Передовые батальоны 1-го Украинского начали форсировать Нейсе в 6.55 после 40-минутного артиллерийского удара и в кромешном дыму. Переправа первого эшелона главных сил была закончена в течение часа. Были захвачены плацдармы на западном берегу Нейсе, и немедленно началась наводка мостов и паромных переправ, обеспечивших переброску через реку танков 3-й гвардейской танковой армии Рыбалко и 4-й гвардейской танковой армии Лелюшенко. Другими крупнейшими боевыми единицами фронта были 3-я гвардейская армия Гордова, 5-я гвардейская Жадова, 13-я армия Пухова, 28-я – Лучинского и 52-я – Коротеева.
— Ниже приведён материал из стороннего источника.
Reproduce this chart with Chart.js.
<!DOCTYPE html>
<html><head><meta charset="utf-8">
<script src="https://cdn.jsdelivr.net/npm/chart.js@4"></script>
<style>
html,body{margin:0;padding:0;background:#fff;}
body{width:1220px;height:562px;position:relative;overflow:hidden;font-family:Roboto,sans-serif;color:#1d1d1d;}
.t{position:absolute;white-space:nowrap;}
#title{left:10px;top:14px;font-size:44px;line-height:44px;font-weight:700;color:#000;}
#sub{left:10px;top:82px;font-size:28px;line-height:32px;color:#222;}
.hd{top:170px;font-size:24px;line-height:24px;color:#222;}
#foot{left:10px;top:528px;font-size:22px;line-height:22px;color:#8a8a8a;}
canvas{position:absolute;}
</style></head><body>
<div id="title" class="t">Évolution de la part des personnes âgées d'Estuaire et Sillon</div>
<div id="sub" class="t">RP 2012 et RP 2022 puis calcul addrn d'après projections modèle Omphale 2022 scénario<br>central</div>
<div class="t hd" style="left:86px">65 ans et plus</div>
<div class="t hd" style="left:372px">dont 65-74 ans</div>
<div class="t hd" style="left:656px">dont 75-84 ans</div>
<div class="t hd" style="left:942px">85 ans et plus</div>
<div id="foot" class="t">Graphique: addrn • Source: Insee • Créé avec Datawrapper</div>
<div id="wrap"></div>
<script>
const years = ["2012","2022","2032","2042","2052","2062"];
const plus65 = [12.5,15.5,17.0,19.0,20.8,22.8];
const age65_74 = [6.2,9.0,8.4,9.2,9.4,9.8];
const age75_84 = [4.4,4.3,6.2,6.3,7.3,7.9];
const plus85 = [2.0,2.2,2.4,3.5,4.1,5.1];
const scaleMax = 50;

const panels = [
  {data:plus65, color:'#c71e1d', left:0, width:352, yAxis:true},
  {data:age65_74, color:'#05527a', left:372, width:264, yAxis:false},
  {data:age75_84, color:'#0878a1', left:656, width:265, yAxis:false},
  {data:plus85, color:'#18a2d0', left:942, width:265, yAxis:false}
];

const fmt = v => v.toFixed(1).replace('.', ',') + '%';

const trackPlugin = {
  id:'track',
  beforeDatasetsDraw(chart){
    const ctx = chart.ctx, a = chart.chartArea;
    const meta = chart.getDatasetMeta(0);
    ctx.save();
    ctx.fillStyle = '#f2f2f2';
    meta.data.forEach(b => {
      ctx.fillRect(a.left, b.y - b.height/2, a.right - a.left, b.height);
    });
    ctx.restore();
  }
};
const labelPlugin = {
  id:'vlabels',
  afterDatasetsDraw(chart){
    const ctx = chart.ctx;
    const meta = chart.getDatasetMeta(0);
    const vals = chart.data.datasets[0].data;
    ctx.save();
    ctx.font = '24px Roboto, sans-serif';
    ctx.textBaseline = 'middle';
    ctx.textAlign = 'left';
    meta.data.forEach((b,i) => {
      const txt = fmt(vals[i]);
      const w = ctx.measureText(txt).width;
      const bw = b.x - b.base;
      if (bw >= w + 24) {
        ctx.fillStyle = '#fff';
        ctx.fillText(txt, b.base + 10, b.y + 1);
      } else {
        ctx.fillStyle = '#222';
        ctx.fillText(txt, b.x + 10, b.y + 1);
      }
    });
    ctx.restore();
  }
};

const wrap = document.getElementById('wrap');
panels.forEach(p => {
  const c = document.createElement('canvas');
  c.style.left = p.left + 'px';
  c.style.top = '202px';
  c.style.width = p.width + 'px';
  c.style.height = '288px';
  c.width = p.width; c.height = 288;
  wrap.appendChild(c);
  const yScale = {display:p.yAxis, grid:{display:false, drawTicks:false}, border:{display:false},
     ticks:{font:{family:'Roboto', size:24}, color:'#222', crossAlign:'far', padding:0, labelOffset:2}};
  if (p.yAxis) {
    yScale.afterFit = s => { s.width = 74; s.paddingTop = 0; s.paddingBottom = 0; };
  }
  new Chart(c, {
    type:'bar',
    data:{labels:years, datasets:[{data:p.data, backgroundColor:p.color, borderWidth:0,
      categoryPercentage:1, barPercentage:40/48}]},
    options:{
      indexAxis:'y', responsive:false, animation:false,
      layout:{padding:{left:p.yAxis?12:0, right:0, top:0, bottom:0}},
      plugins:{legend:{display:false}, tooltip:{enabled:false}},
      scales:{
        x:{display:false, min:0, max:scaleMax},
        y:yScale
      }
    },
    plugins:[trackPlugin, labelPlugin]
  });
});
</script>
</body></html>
Конев не скрывал удовлетворения: «Прорыв фронта, как на главном направлении, так и на дрезденском, прошел успешно. В результате ожесточенных боев, форсировав Нейсе, части 3-й, 5-й гвардейских и 13-й армий прорвали оборону противника на фронте в 29 километров и продвинулись вперед на глубину до 13 километров… Первая полоса немецкого оборонительного рубежа тянулась вдоль реки Нейсе. Она была прорвана утром и днем 16 апреля… К исходу дня наши корпуса первого эшелона ударной группировки уже вели бои на второй оборонительной полосе врага, находившейся примерно на полпути между реками Нейсе и Шпрее».
Удар советских войск был сокрушающим. Однако Гитлер не считал ситуацию безнадежной.
В его воззвании, которое зачитали в войсках 16 апреля, говорилось: «Мы предвидели этот удар и противопоставили ему сильный фронт. Противника встречает колоссальная сила артиллерии. Наши потери в пехоте пополняются бесчисленным количеством новых соединений, сводных формирований и частями фольксштурма, которые укрепляют фронт. Берлин останется немецким, а Вена снова будет в руках немцев». Фюрер призвал мужчин к защите своих жен и детей, предупреждал против предателей, предсказывал провал наступления противника на Западе. В конце воззвания Гитлер выражал уверенность в том, что большевистский натиск будет потоплен в море крови и это приведет к перелому в войне.
«Огромное несоответствие в силах не могло быть устранено последним воззванием Гитлера к “восточным бойцам”, – замечал Типпельскирх. – В этом воззвании он до смешного преувеличивал свои силы».